Input data:

>>>>

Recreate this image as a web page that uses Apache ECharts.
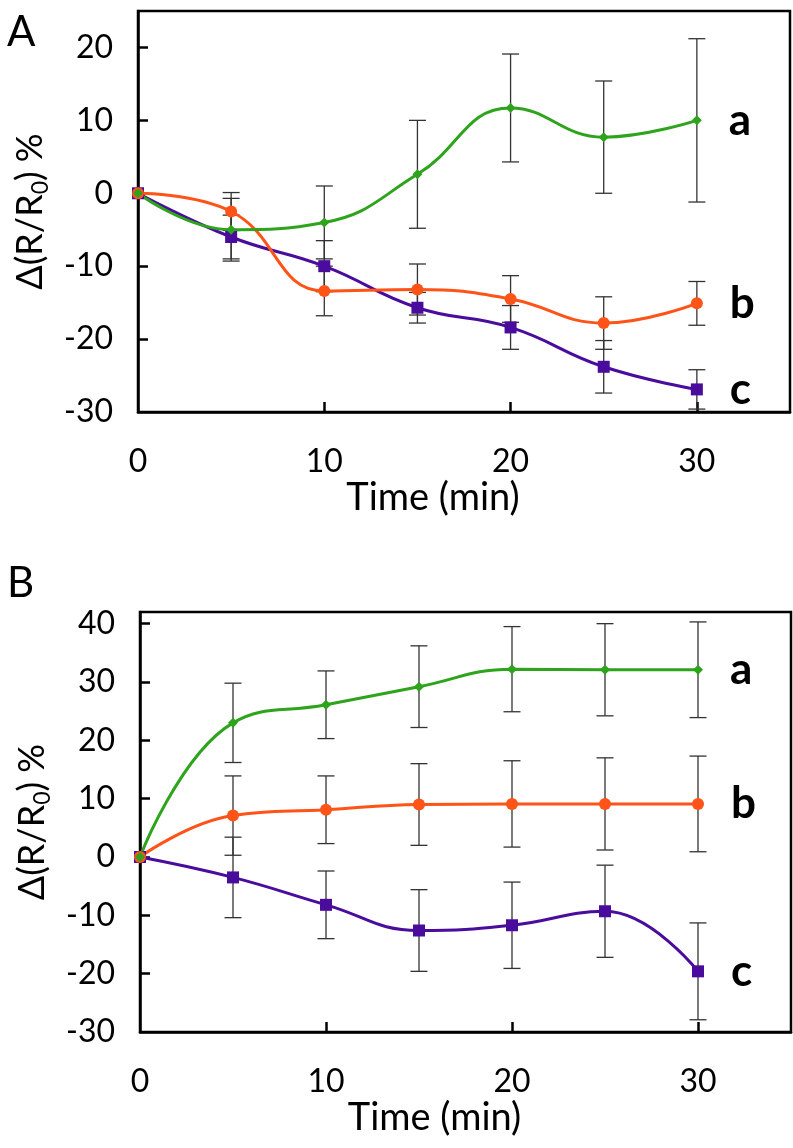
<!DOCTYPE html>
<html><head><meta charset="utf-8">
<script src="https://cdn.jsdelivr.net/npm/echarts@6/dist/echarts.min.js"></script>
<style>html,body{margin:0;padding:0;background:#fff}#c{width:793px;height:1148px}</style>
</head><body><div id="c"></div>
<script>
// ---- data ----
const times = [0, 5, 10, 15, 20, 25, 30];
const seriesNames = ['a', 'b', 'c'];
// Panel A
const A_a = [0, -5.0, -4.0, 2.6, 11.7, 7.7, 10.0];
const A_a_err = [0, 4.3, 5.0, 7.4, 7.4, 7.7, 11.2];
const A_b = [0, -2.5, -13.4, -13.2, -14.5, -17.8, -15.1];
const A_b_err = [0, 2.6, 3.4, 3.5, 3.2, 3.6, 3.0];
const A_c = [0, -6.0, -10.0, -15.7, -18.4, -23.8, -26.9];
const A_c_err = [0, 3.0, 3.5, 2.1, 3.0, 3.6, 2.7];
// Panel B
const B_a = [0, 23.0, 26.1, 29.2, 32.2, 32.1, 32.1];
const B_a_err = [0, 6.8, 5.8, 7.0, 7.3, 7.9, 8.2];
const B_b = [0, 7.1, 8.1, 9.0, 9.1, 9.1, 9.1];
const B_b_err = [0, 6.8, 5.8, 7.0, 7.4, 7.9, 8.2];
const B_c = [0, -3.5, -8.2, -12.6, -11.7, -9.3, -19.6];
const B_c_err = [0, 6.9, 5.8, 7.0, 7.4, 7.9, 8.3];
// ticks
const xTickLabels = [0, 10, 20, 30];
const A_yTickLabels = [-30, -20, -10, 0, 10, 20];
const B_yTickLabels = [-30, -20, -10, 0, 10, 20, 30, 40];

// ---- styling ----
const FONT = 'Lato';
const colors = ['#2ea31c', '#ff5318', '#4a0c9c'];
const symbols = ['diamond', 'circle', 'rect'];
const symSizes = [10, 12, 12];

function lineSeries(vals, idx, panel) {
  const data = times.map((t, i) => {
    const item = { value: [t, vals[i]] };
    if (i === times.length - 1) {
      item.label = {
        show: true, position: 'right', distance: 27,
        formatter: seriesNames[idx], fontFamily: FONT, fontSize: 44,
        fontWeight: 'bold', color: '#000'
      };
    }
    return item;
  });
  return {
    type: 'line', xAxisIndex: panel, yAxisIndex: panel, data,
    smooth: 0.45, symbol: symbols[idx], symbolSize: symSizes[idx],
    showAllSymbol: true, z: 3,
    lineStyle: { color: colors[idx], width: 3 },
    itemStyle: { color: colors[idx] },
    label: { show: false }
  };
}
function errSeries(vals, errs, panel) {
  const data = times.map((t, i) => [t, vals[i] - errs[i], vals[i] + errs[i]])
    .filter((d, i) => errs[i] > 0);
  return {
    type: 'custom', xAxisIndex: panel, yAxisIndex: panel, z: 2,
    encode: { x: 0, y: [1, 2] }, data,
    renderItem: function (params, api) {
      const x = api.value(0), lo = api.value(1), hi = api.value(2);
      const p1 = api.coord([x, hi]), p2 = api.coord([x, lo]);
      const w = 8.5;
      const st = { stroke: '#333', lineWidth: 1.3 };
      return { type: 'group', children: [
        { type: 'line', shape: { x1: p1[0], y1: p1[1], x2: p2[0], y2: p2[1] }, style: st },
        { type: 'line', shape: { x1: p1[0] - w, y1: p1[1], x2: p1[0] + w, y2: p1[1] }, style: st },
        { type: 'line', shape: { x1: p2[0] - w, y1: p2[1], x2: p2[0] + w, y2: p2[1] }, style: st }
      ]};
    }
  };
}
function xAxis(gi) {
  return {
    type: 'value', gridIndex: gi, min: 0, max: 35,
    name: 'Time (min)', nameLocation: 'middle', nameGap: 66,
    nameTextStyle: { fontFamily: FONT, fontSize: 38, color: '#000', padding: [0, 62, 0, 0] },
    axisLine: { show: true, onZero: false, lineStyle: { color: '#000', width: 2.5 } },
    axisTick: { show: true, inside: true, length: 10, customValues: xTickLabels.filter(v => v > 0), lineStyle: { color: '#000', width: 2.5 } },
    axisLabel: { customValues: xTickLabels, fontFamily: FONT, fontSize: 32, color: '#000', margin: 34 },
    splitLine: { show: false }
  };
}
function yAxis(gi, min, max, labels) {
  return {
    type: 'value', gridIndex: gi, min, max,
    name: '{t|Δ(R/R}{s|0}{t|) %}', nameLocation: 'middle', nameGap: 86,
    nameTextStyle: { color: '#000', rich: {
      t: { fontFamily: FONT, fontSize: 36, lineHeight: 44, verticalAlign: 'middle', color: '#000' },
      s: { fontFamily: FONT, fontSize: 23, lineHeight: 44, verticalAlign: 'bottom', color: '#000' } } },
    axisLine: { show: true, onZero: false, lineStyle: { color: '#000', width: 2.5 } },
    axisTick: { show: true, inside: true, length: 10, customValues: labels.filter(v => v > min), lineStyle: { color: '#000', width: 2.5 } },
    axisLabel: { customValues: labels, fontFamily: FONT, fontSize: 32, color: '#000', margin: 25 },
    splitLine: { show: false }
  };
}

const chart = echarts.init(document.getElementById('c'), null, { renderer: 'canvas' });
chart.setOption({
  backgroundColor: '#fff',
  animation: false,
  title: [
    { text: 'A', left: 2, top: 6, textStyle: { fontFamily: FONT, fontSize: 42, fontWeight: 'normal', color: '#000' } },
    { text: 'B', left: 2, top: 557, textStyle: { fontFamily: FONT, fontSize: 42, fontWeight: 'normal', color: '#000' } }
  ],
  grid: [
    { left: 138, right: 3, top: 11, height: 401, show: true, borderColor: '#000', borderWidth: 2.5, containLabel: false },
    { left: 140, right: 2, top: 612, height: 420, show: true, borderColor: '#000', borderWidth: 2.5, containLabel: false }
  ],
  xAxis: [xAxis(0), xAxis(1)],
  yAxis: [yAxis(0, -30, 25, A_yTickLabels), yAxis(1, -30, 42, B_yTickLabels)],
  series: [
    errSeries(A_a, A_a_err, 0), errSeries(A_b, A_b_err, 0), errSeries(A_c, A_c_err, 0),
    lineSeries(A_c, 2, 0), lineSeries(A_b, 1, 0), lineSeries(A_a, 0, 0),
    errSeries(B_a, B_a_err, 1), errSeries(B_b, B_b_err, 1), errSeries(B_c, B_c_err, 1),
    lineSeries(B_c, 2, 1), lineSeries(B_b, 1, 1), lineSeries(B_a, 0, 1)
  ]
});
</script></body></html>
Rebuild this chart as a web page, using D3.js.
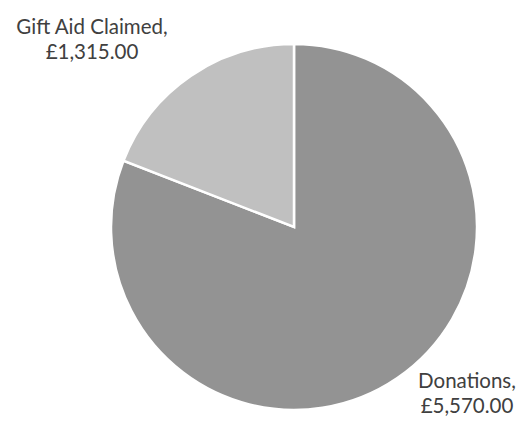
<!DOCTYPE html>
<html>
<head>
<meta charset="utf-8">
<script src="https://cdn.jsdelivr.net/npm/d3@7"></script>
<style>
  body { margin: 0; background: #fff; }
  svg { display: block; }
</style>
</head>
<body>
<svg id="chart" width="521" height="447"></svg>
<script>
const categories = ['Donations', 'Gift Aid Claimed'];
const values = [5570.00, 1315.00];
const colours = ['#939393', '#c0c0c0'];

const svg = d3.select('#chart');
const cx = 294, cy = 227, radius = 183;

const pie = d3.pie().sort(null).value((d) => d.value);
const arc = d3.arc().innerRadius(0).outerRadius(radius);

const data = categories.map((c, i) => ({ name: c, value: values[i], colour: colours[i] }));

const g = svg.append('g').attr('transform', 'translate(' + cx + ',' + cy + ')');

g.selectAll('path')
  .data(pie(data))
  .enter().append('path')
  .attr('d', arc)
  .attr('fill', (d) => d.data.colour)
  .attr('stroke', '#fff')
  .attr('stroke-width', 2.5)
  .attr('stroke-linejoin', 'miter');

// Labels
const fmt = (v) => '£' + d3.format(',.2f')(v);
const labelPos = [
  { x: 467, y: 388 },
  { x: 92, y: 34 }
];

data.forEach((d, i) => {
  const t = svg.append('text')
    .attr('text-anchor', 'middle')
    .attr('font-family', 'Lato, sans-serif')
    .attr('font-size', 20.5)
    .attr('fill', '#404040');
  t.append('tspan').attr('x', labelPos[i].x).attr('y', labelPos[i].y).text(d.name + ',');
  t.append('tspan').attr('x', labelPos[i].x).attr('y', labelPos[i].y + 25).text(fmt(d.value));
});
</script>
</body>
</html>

<<<<

Identify the lines in the entries above that contain "this", then copy them out.

Task response:
Recreate this image as a web page that uses Apache ECharts.
Rebuild this chart as a web page, using D3.js.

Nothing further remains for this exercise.